Question 2: After further review, your team decides that it may not be essential to include the Nvidia Volta V100 GPUs in each server to provide additional acceleration for the computations. What would be the total computing capacity of the 2 servers (in teraFLOPS) if the GPU cards were removed from the systems? Provide a value based on double-precision floating point calculations (FP64). What does the NVLink in the server specification provide for the system?
Question 3: If your team purchases these 2 compute nodes, will this equipment create a complete Linux cluster solution? Does it have everything needed to connect and work together?

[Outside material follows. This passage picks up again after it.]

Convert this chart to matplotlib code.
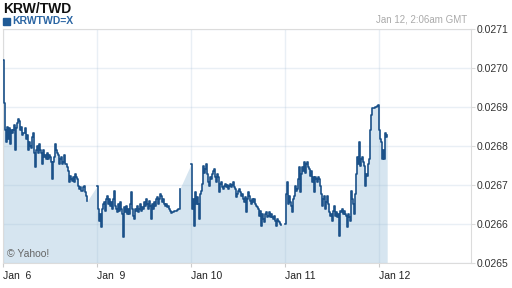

Why or why not? Can you think of any missing hardware components that should be ordered to make it fully operational that can be used by your whole team? Is there any

additional hardware needed to make these 2 servers into a complete Linux cluster? Is there any additional software that may be needed to make the Linux cluster complete? Please be detailed and specific in your answer.
Question 4: In lecture, we discussed the architecture of the Sierra supercomputer. This system has 2,880 nodes each with 6 Nvidia Volta V100 GPUs. According to IBM, the total computing capacity provided by the GPUs of one node is about 42 teraFLOPS (FP64). If IBM replaced the Volta V100 GPUs with the newly announced Ampere A100 GPUs, what would be the total estimated theoretical performance (in petaFLOPS) of the Sierra supercomputer? Provide both an FP64 and FP16 estimate for performance. Would this system exceed the processing capabilities of the current top supercomputer in the world? Show how you derived your answer.
Question 5: According to Slide 27 of Lecture 3, the Nvidia DGX A100 server has an advertised performance of “5 petaFLOPS AI.” What is the precision of the computations used to measure this performance? Show how you derived your answer. Hint: Read the data sheet for the A100 GPU available here: https://www.nvidia.com/content/dam/en-zz/Solutions/Data- Center/a100/pdf/nvidia-a100-datasheet.pdf
Question 6: (DSCC 401 ONLY): Read the paper, “Benchmarking TPU, GPU, and CPU Platforms for Deep Learning,” by Wang, Wei, and Brooks. A copy of this paper has been uploaded to the Blackboard site and is available under the instructions for this homework assignment (Wang_Wei_Brooks.pdf). Provide detailed answers to the following questions:
A. What is ParaDnn?
B. What is a TPU? The authors of the paper had special access to Google’s new TPU v3. What is the performance of this accelerator as mentioned in the paper? How does the theoretical performance of Google’s TPU v3 compare with Nvidia’s theoretical performance of the Ampere A100 GPU?
C. Did the authors measure the performance on multi-GPU systems that use PCIe or NVLink in this study? If so, how many GPUs did they use concurrently? If not, what was the explanation?